Bagdad is a small town 37 km north of Hobart, Tasmania. It is in the Southern Midlands Council.

In the days of the horse and buggy, Bagdad was an important rest area and horse-changing place for those continuing their journey up Constitution Hill. It is now an area of orchards and small mixed farms and a commuter settlement.

==History==
The town was named by the explorer Hugh Germain, a private in the Royal Marines. He was said by James Backhouse in his book "A Narrative of a Visit to the Australian Colonies", published in 1901, to carry two books in his saddlebags while traveling: the Bible and the Arabian Nights, which he used as inspiration when he named places.

Bagdad Post Office opened on 1 December 1878.

A railway line connected the town with Hobart from 1891 until 1947.

In April 2003, during the early part of the Iraq war, the town's website was bombarded by confused internet users from around the world trying to contact Iraqis.

==Demographics==
The 2021 Census by the Australian Bureau of Statistics counted 1482 people in Bagdad on census night.
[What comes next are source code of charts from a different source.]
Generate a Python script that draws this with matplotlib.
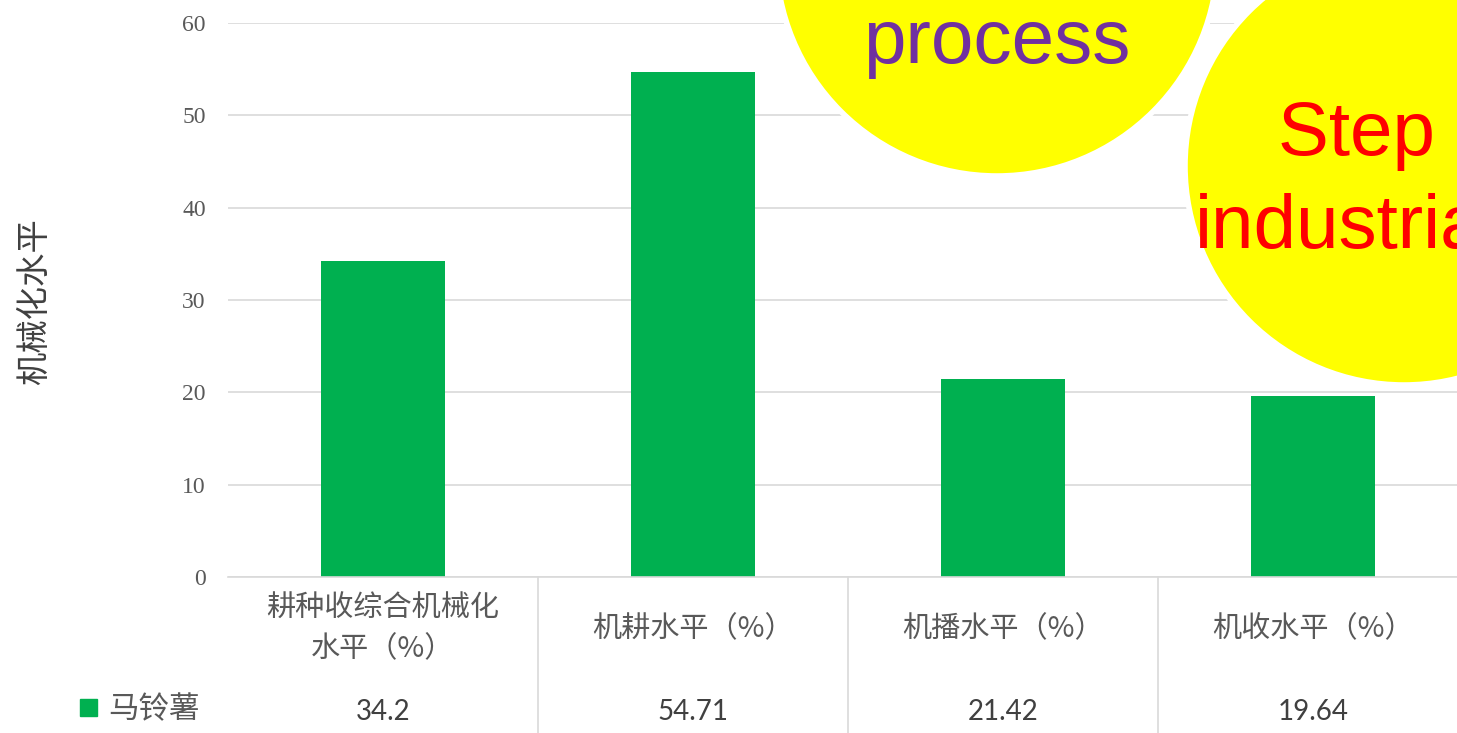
import matplotlib
matplotlib.use("Agg")
import matplotlib.pyplot as plt
from matplotlib.patches import Circle, Rectangle
from matplotlib.transforms import blended_transform_factory

plt.rcParams['font.family'] = ['Noto Sans CJK SC', 'DejaVu Sans']

categories = ["耕种收综合机械化\n水平（%）", "机耕水平（%）", "机播水平（%）", "机收水平（%）"]
values = [34.2, 54.71, 21.42, 19.64]
value_labels = ["34.2", "54.71", "21.42", "19.64"]
series_name = "马铃薯"
y_ticks = [0, 10, 20, 30, 40, 50, 60]

green = "#00b050"
grid_col = "#d9d9d9"

W, H = 1457, 733
fig = plt.figure(figsize=(W / 100, H / 100), dpi=100)

# main plot area (runs slightly past the right edge, like the cropped source)
ax = fig.add_axes([228 / W, 156 / H, 1240 / W, 554 / H])
x = list(range(len(categories)))
ax.bar(x, values, width=0.4, color=green, zorder=2)
ax.set_xlim(-0.5, 3.5)
ax.set_ylim(0, 60)
ax.set_yticks(y_ticks)
ax.set_yticklabels([str(t) for t in y_ticks], family="Liberation Serif",
                   fontsize=17, color="#595959")
ax.tick_params(axis="y", length=0, pad=16)
ax.set_xticks([])
ax.grid(axis="y", color=grid_col, lw=1.2, zorder=0)
for s in ["top", "right", "left"]:
    ax.spines[s].set_visible(False)
ax.spines["bottom"].set_color(grid_col)
ax.spines["bottom"].set_linewidth(1.2)

fig.text(35 / W, 1 - 302 / H, "机械化水平", rotation=90, ha="center", va="center",
         fontsize=24, color="#404040")

# data table under the axis
tr = blended_transform_factory(ax.transData, ax.transAxes)
for i, (lab, v) in enumerate(zip(categories, value_labels)):
    ax.text(i, -0.094, lab, transform=tr, ha="center", va="center", fontsize=21,
            color="#595959", linespacing=1.45, clip_on=False)
    ax.text(i, -0.243, v, transform=tr, ha="center", va="center", fontsize=20,
            family="Lato", color="#404040", clip_on=False)
for i in range(len(categories) - 1):
    ax.plot([i + 0.5, i + 0.5], [0, -0.3], transform=tr, color=grid_col, lw=1.2,
            clip_on=False)

fig.patches.append(Rectangle((80 / W, 1 - 716 / H), 17 / W, 17 / H,
                             transform=fig.transFigure, color=green))
fig.text(108 / W, 1 - 710 / H, series_name, ha="left", va="center", fontsize=22,
         color="#595959")

# overlapping yellow bubbles from the slide
ov = fig.add_axes([0, 0, 1, 1], zorder=5)
ov.set_xlim(0, W)
ov.set_ylim(H, 0)
ov.axis("off")
ov.add_patch(Circle((997, -45), 221, facecolor="#ffff00", edgecolor="white", lw=4))
ov.add_patch(Circle((1404, 166), 219, facecolor="#ffff00", edgecolor="white", lw=4))
ov.text(997, 63, "process", ha="center", va="baseline", fontsize=55,
        family="Liberation Sans", color="#7030a0")
ov.text(1278, 155, "Step to", ha="left", va="baseline", fontsize=55,
        family="Liberation Sans", color="#ff0000")
ov.text(1195, 248, "industrialization", ha="left", va="baseline", fontsize=55,
        family="Liberation Sans", color="#ff0000")

fig.savefig("out.png", dpi=100)
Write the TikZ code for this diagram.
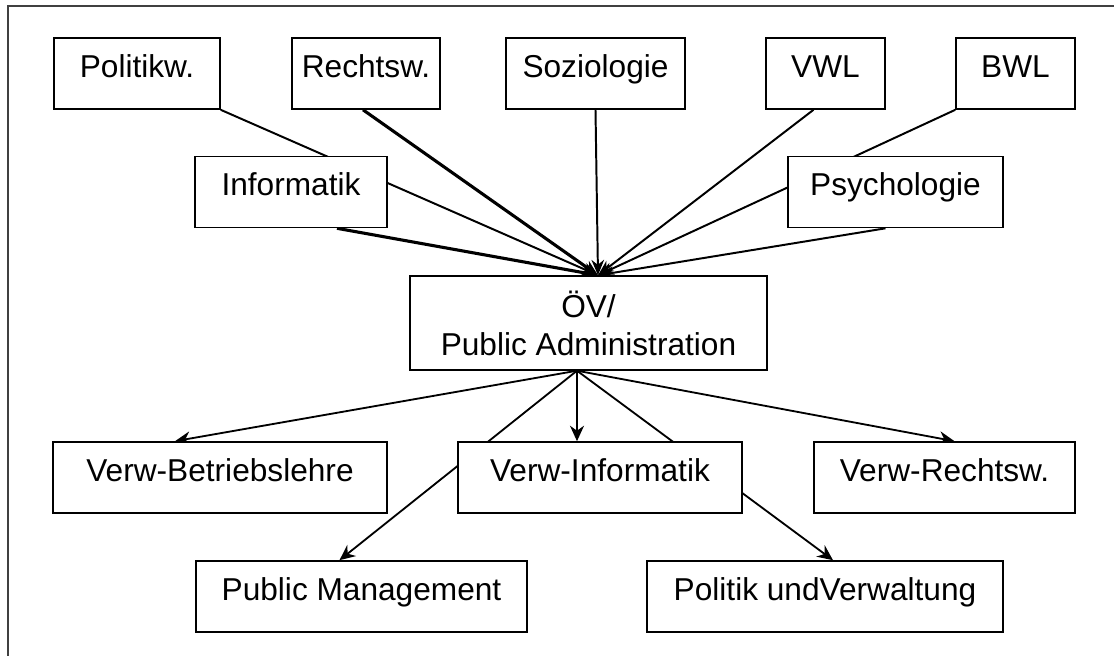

Of these, 51.5% were male and 48.5% were female.

The majority of residents (87.9%) are of Australian birth, with another 2.2% from England.

The age distribution of Bagdad residents is comparable to that of the greater Australian population. 66% of residents were aged 25 years or over in 2021, compared to the Australian average of 69.8%; and 34% were younger than 25 years, compared to the Australian average of 30.2%.

==Community==

===Schools===
Bagdad Primary School was established on 14 January 1867 with a total of 22 students.

Fire destroyed the school's three classrooms on 26 January 1954, forcing the pupils to attend temporary schooling at the Bagdad Community Hall. The original headmaster's house survives as a classroom for kindergarten students.

==Transport==
Bagdad is located on the Midland Highway, which connects Hobart and Launceston.